Org.’s e-magazine ‘really building up’
Editor’s note: For the next in “Busy Business,” we spotlight an on-campus, Terry-based magazine.
Valdano Besic’s vision was simple: make a magazine by students, for students and about students.
“UGA didn’t really have any magazine that focused on entertainment, fashion, sports, television and music in terms of the business aspect of it,” he said. “If you are under Terry, you can’t write about anything you want. You have to keep it focused.”
Initially, Besic — a senior from Zenica, Bosnia majoring in business marketing and social media — wanted to get involved with a publication loved by both its readers and writers.
So Besic set out to find a writing position he could get excited about — but it proved to be a more difficult task than expected.
“When I first came here I didn’t have anything I wanted to participate in,” he said. “As a marketing major, I wanted to get involved with something at Terry, but there were only business fraternities and I was like, ‘Nah, I don’t wanna do that.’”
Unable to find what he was looking for, Besic decided to start his own publication. The venture began as a newsletter for the Professional Entertainment and Sports Association in Terry — a club founded in December 2010 by Kamilah Gray.
“We originally had a newsletter and Valdano liked working on that and suggested us making it into an e-magazine,” Gray said. “He took off running with that and we now have FTR, a PESA publication.”
From a small start of just 10 members sitting around a room, PESA now has more than 160 members and three daughter organizations, with Besic’s FTR, or For The Record, being one of them.
“Kamilah recruited PESA’s whole executive board,” Besic said. “And this last semester we had so many people sign up for it, it was crazy … we packed out a large room in Sanford.”
Inspired by Gray’s success founding and recruiting members for PESA, Besic was excited — instead of nervous or unsure — about the magazines’s potential.
“Doing those kind of things and seeing the end result, you aren’t scared to start something else,” he said.
His focus would be helping students understand the value of hard work, steps to success and success stories. The first issue, published digitally in November of last year, featured Will Pattiz, a former student and now four-time entrepreneur, as well as an article Besic wrote entitled “10 Steps to Sweet Success.”
“On top of that, it gives you entertainment, morals and teaches you stuff about integrity of your work,” Besic said. “It’s been a lot of great things that, as a beginning magazine, you wouldn’t expect.”
That first issue garnered more than 80 Facebook likes and hundreds of views on the first day.
“It was a huge success,” Besic said. “A lot of businesses read it and it gives students something to look forward to. We have a marketing coordinator and she’s done such a good job.”
With positions in advertising, marketing and writing, FTR has a dozen students working directly on it, as well as many other contributing members from PESA.
“The great thing about us is that we allow anyone in,” he said, “Anybody with a love for entertainment. You don’t need to be a business major or any specific major, just have a love for what you do and we have something for you.”

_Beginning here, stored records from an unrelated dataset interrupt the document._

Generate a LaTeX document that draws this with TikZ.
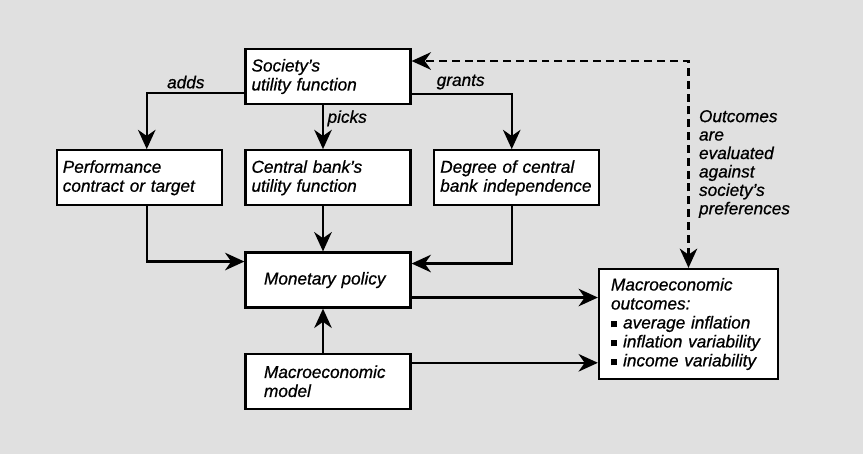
\documentclass[tikz,border=0pt]{standalone}
\usepackage{fontspec}
\setmainfont{Liberation Sans}[FakeBold=0.7, ItalicFeatures={FakeBold=0.7}]
\usetikzlibrary{positioning,arrows.meta}

\tikzset{
  box/.style={draw, line width=1.3pt, fill=white, align=left, text width=3.06cm,
    inner xsep=0.12cm, minimum height=1.1cm},
  wide/.style={text width=2.56cm, inner xsep=0.37cm},
  lbl/.style={inner sep=2pt},
}
\newcommand{\sqbullet}{\rule[0.6pt]{3.6pt}{3.6pt}\ }

\begin{document}
\begin{tikzpicture}[x=0.02cm, y=-0.02cm, node distance=0.88cm and 0.43cm,
    >={Stealth[length=11pt,width=10pt,inset=3.5pt]}, line width=1.2pt,
    font=\fontsize{9.8pt}{10.8pt}\selectfont\itshape]
    \fill[black!12] (0,0) rectangle (863,454);

    \node[box] (soc) at (328,76.5) {Society's\\utility function};
    \node[box, below=of soc] (cb) {Central bank's\\utility function};
    \node[box, left=of cb] (perf) {Performance\\contract or target};
    \node[box, right=of cb] (deg) {Degree of central\\bank independence};
    \node[box, wide, below=0.9cm of cb] (mon) {Monetary policy};
    \node[box, wide, below=of mon] (mod) {Macroeconomic\\model};
    \node[box, text width=3.1cm, inner xsep=0.24cm, minimum height=2.2cm] (outc) at (688.5,324)
      {Macroeconomic\\outcomes:\\\sqbullet average inflation\\\sqbullet inflation variability\\\sqbullet income variability};
    \node[align=left, anchor=west, inner sep=0pt,
      font=\fontsize{9.8pt}{10.5pt}\selectfont\itshape] (eval) at (698,164)
      {Outcomes\\are\\evaluated\\against\\society's\\preferences};

    \draw[->] ([yshift=-0.33cm]soc.west) -| node[pos=0.3, above, lbl] {adds} ([xshift=0.15cm]perf.north);
    \draw[->] ([xshift=-0.1cm]soc.south) -- node[pos=0.3, right, lbl] {picks} ([xshift=-0.1cm]cb.north);
    \draw[->] ([yshift=-0.35cm]soc.east) -| node[pos=0.245, above, lbl] {grants} ([xshift=-0.1cm]deg.north);
    \draw[->] ([xshift=0.15cm]perf.south) |- ([yshift=0.37cm]mon.west);
    \draw[->] ([xshift=-0.1cm]cb.south) -- ([xshift=-0.1cm]mon.north);
    \draw[->] ([xshift=-0.1cm]deg.south) |- ([yshift=0.33cm]mon.east);
    \draw[->] ([xshift=-0.1cm]mod.north) -- ([xshift=-0.1cm]mon.south);
    \draw[->] ([yshift=-0.35cm]mon.east) -- ([yshift=-0.35cm]mon.east -| outc.west);
    \draw[->] ([yshift=0.37cm]mod.east) -- ([yshift=0.37cm]mod.east -| outc.west);
    \draw[<->, dash pattern=on 4.5pt off 2.8pt] (outc.north) |- ([yshift=0.31cm]soc.east);
\end{tikzpicture}
\end{document}
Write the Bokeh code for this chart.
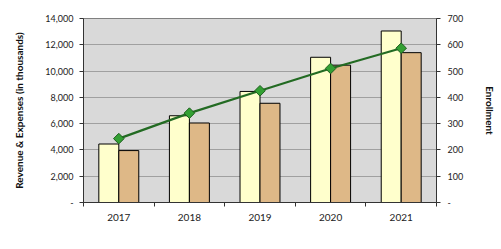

Besic hopes to double the number of students involved with it by next semester. The ultimate goal, he said, would be to have enough resources and people so that FTR would be a regular, monthly publication.
“It really is building up and getting foundations,” Gray said. “So right now the funding comes through PESA, but probably for next semester FTR will be its own individual organization.”
Part of what makes it so successful, Besic said, is having such a devoted staff.
“It was a challenge,” he said, “But I feel like it’s one of the most rewarding things I’ve done here.”
And though designing and editing all six pages of the first issue took a lot of time and hard work, Besic said the experience and outcome were well worth it — and anticipates growth with each quarterly issue.
“If you write about something you believe in and it’s something that you’re not just being forced to do,” he said, “it comes out as the most beautiful work.”